From left to right, the first large panel is based on a Bats’il Winik waist-loomed textile from Bayalemo, Chiapas, produced by Manuela Hernández Díaz. Its geometrical shapes represent the cycles of life through stylized flowers. 

The central panel depicts the flowers that Ben 'Zaa women from the Isthmus of Tehuantepec, Oaxaca embroider on their blouses.
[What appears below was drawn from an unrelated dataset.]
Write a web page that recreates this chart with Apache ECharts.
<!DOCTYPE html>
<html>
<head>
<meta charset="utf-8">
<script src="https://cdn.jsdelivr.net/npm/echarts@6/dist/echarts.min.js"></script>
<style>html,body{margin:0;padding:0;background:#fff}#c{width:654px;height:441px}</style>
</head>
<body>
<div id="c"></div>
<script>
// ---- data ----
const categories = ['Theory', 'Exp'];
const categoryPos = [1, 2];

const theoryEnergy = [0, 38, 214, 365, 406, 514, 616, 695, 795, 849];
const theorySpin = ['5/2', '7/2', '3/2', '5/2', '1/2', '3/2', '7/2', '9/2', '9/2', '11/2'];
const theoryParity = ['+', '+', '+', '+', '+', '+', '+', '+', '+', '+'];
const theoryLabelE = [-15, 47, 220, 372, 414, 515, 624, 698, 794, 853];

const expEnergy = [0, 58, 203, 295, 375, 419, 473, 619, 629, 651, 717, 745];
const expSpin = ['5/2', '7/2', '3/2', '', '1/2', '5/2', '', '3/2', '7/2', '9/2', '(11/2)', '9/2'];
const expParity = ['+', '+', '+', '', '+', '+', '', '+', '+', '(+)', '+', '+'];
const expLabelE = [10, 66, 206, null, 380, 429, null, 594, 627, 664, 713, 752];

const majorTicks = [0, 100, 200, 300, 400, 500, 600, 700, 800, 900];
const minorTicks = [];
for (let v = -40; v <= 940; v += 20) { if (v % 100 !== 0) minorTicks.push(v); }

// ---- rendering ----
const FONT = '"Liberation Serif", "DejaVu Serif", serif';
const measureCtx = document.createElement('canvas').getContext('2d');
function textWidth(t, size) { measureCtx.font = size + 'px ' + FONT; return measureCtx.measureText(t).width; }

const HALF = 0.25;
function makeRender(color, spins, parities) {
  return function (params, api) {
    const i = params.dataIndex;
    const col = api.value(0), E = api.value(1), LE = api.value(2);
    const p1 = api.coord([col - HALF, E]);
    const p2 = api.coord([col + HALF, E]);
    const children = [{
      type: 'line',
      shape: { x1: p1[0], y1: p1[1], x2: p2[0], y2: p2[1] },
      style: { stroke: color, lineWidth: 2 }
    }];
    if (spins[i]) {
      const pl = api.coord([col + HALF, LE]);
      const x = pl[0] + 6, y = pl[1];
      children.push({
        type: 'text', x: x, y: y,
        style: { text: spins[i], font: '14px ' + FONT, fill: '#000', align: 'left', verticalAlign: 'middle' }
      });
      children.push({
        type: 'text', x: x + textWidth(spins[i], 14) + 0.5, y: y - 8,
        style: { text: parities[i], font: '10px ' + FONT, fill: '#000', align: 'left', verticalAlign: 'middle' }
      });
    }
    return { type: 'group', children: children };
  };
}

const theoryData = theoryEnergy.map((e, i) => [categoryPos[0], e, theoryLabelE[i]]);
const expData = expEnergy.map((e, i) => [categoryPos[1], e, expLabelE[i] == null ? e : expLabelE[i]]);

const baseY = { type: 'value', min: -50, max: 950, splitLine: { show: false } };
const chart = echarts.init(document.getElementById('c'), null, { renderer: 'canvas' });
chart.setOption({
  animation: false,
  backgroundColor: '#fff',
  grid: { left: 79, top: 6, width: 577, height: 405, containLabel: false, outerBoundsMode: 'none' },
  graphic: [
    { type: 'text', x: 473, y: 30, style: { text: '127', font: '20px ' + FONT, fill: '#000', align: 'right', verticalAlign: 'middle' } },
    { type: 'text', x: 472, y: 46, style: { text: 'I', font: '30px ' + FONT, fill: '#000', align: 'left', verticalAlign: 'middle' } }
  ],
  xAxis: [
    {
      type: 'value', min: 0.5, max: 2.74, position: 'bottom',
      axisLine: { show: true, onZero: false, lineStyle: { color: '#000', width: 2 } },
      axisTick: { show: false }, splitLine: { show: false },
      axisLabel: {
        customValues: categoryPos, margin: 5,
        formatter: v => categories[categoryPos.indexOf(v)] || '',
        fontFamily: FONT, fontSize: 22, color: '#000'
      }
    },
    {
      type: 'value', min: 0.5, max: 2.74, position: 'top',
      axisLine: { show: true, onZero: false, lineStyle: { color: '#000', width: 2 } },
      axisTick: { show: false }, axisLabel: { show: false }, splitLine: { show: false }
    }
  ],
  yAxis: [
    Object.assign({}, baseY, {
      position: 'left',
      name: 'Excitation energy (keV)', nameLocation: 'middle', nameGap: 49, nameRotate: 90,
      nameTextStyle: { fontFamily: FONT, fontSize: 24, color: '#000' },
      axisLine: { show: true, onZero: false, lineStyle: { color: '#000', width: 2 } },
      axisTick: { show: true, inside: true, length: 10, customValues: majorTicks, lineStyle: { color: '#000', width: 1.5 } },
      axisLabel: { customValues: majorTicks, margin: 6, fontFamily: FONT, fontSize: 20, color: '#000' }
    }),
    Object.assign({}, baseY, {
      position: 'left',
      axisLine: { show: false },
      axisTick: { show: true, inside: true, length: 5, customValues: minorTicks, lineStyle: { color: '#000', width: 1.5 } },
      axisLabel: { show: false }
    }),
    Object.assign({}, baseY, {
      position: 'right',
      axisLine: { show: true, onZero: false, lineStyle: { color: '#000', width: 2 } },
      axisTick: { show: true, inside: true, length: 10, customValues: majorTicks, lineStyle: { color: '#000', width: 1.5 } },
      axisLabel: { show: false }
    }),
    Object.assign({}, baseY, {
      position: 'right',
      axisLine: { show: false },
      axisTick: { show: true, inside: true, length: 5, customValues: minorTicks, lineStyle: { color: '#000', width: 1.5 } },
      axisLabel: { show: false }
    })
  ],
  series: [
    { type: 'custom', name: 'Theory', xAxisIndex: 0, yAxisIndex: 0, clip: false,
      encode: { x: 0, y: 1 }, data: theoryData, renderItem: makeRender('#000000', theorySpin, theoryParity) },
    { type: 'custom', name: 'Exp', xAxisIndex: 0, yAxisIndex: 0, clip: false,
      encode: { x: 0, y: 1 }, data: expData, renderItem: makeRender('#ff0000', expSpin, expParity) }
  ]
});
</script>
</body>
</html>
These flowers are adaptations of those found on the mantones or Chinese silk shawls that the Manila galleons brought to Latin America and highlight the connections between the region and Asia.

The third large panel is inspired by a Hñähñu embroidery from the state of Hidalgo. The shapes of the animals and flowers are believed to derive from rock paintings and have been understood as a kind of codex.

The two small Ñuu Dzahui panels depict a backstrap woven textile from Santo Tomás Jalieza, Oaxaca, decorated with dancers wearing elaborate feather headdresses used in the Danza de la pluma or “Dance of the Feather.” Traditional male waistbands were decorated with these dancers. Today they decorate table runners and other household textiles. Dating from the early colonial period, this dance, used as an evangelizing tool by Dominican friars, reenacts the Conquest, seeing it as the point of departure for a fusion of Spanish and Indigenous cultures. The Danza de la pluma i​s now performed yearly as the closing number of the Guelaguetza dance festival of Oaxaca.